In an interview with Professor Ian Ramsay, Professor Harold Ford provided insights into the early teaching of corporate law at the University of Melbourne
"I should first explain how Company Law came into the LLB course at the University of Melbourne. Company Law became a subject in its own right in 1948. The first lecturer was a barrister, Douglas Menzies (later Sir Douglas, and a judge of the High Court). He had been co-author of Victorian Company Law and Practice, an annotation for practitioners. The other author was Bernard O'Dowd, Victorian Parliamentary Draftsman and a radical poet.
Before 1948 there were a few lectures as part of Equity, a large three-lectures-per-week subject dealing with the miscellany of matters which had been within the jurisdiction of courts of Equity. Introduction to the LLB curriculum in 1948 of Company Law together with Taxation, Domestic Relations and Industrial Law as separate subjects resulted from a successful campaign by some members of the Law Institute to persuade the Faculty of Law to make the LLB course more relevant to the needs of practising solicitors. Earlier, members of the Faculty, including some senior barristers, resisted that because they considered that the LLB course should concentrate on legal principle as developed in case law. Quite apart from the Faculty's lack of resources to do more, it was thought that only study of legal principles would supply the intellectual challenge required at University level. The view was taken that Law graduates with a firm grasp of fundamental principles could master companies legislation by themselves. The controversy is well described in John Waugh's history of the Law School. By the late 1940s growing complexity in commercial dealings and developments in other law schools made it imperative that the law course should include company law.

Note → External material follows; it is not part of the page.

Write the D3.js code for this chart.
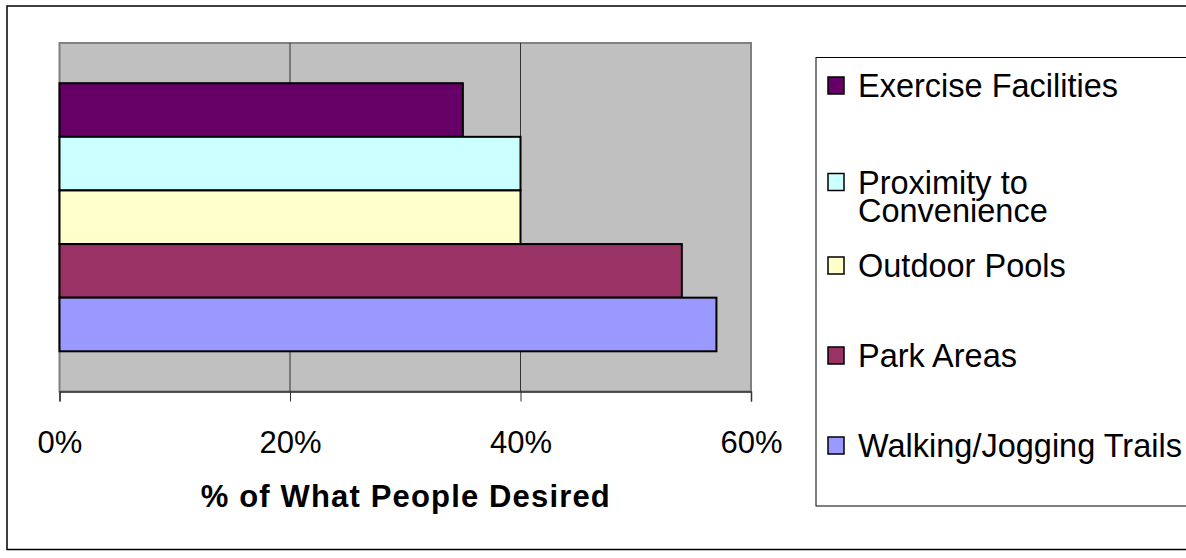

I first lectured in Company Law in 1961 at the Australian National University. Upon my return from the Australian National University to the University of Melbourne in 1962 to take up appointment as Professor of Commercial Law in succession to Professor FP Donovan, it so happened that the part-time lecturer in Company Law, John Young, wished to retire and the Dean, Professor Zelman Cowen, asked me to lecture in the subject. The Melbourne school, under the guidance of Professor Cowen, was then changing its character. Many subjects that had been lectured in by part-time lecturers were gradually becoming the responsibility of a growing number of full-time teachers."
The following is information about some of the early teachers of corporate law at the University of Melbourne
Sir Douglas Menzies (1907 – 1974)
Douglas Menzies was the first teacher of company law (as it was then known) when the subject was first taught in 1948. He was later a Judge of the High Court of Australia.
Information about Sir Douglas Menzies is available in the Australian Dictionary of Biography.
Sir Keith Aickin (1916-1982)
Keith Aickin was the Independent Lecturer in Company Law from 1951 to 1956. Like Sir Douglas Menzies, he was later a Judge of the High Court of Australia.
Information about Sir Keith Aickin is available in the Australian Dictionary of Biography.
Sir John McIntosh Young (1919 – 2008)
John Young was the Independent Lecturer in Company Law from 1957 to 1962. He was later the Chief Justice of the Supreme Court of Victoria. He was also the co-author of Sir Gordon Wallace and John McIntosh Young, Australian Company Law and Practice (Law Book Co., 1965).
The following articles provide further information about Sir John Young:
'Traditionalist faithful to spirit of the law', The Age (online), 10 October 2008
'Obituary: Sir John Young AC KCMG', Herald Sun (online), 11 November 2008
'Judge who nabbed Rudolf Hess', Sydney Morning Herald (online), 16 October 2008
Professor Harold Ford (1920 – 2012)
Professor Harold Ford taught at the University of Melbourne from 1949 to 1984, apart from two years when he was Foundation Dean and Robert Garran Professor of Law at the Australian National University.
The following articles provide further information about Professor Ford:
Ian Ramsay, 'Professor Harold Ford and the Development of Australian Corporate Law' (2011) 29 Company and Securities Law Journal 30 – 40
Justice Julie Dodds-Streeton, '"Wrote the book" on commercial law", The Age (online), 2 November 2012
Allen Afterman (1941 – 1992)
Allen Afterman was a corporate law academic at the University of Melbourne and later a poet. He is known for his 1970 book, Company Directors and Controllers, which was one of the earliest Australian books on the duties of company directors, for his 1972 book with Robert Baxt, Cases and Materials on Corporations and Associations, and for his influential 1969 article published in the Virginia Law Review titled 'Statutory Protection for Oppressed Minority Shareholders: A Model for Reform'.